By: Danielle Fielder
Janelle Wells, an HCC Language Arts instructor, is interested in creating a place where students feel open to discuss ethnic problems they have faced, ask deep questions, and feel empowered to be themselves.
That’s why Wells is helping to organize an event called “Flip this School: Legacies of Imperalism and Decolonization,” a series of talks, film and open showcase on campus this month to address how being part of a colonized race affects the way people behave in and view the world.
“Thatʻs the thing with being part of a colonized race, right? We are basically trying to manuever in a world that is not always kind to you,” Wells said, explaining why the event matters.
In Fall of 2017, when Wells went to a suicide prevention workshop, she heard a brief discussion on suicide rates in the islands and found that although the state of Hawaii has a low suicide rate, the rate amongst native people is quite high. But even with this knowledge, Wells says “there are no studies really being done on colonized people and eradicated races.”
Not long after taking part in that event, Wells saw the movie “Black Panther” with her family. Wells loves the movie and even admits she lets her daughter believe in Wakanda because to the young girl, everything beautiful comes from Wakanda. Inspired by the Marvel movie and the suicide prevention workshop, Wells decided to delve deeper into the issues that imperalized races have faced and teach others what imperialization and colonized races are.
When discussing the event, Wells said that Flip this School: Legacies of Imperalism and Decolonization would be a four-part event, with each event day being held on a Wednesday in February. The first event day, Feb. 6, will be a lecture by Kumu Alpaki Luke, associate professor of Hawaiian Studies at HCC, who will be discussing the colonization of the Hawaiian people and their land.
On the second day, Feb. 13, a film entitled “Dark Girls” will be shown. This movie is about colorism and the stigma against women with dark skin and how it impacts the perception of self.
Then, the third event day, Feb. 20, is a lecture and performance given by a mixed-race music group called Angry Locals. The group talks about their form of resistance to colonization and awareness as to who they are.

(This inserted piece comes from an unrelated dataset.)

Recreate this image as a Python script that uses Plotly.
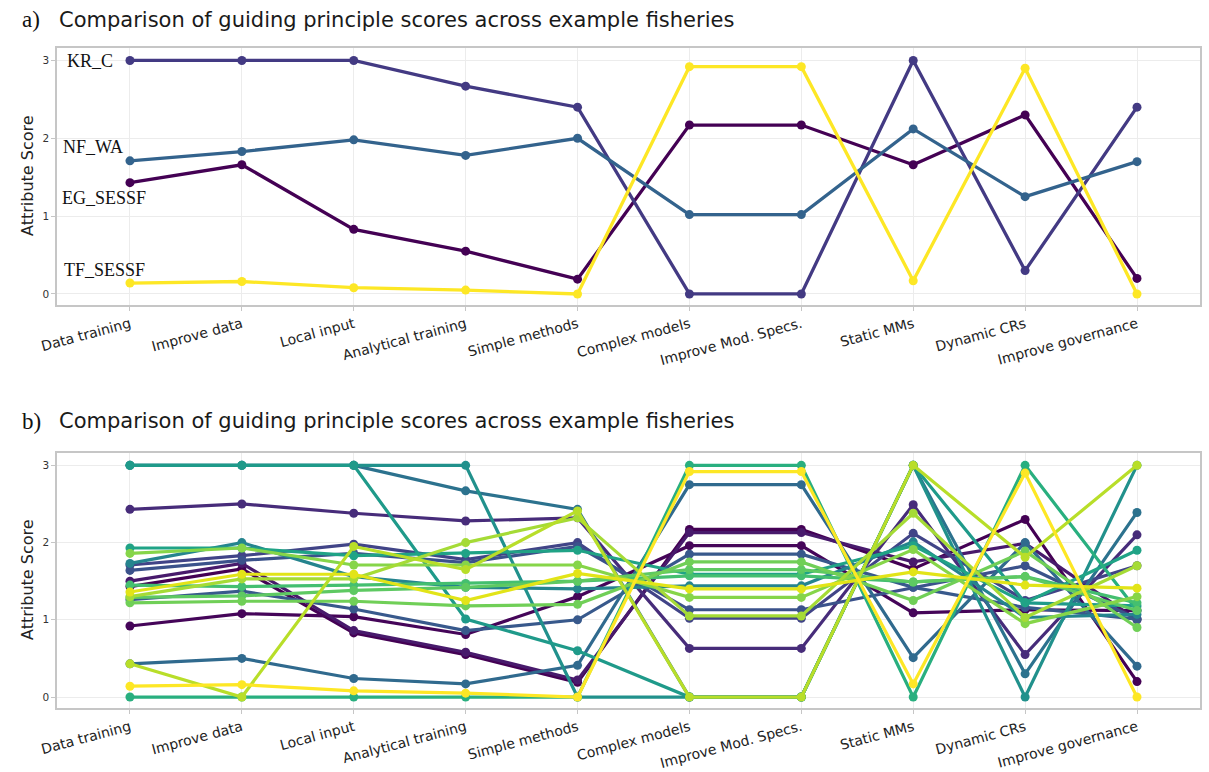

Finally, the last event Feb. 27, is a showcase in which students are welcome to express themselves. whether it be through art, photography, poetry, fashion, or so on. Wells hopes that students will feel inspired by what they learn throughout the month and decide to take part in the open mic showcase.
The events are sponsored by Committee on Social Equity. All the events are free and open to all students. The first three events will be held in Hawaiian Center, and the showcase will be held in the cafeteria.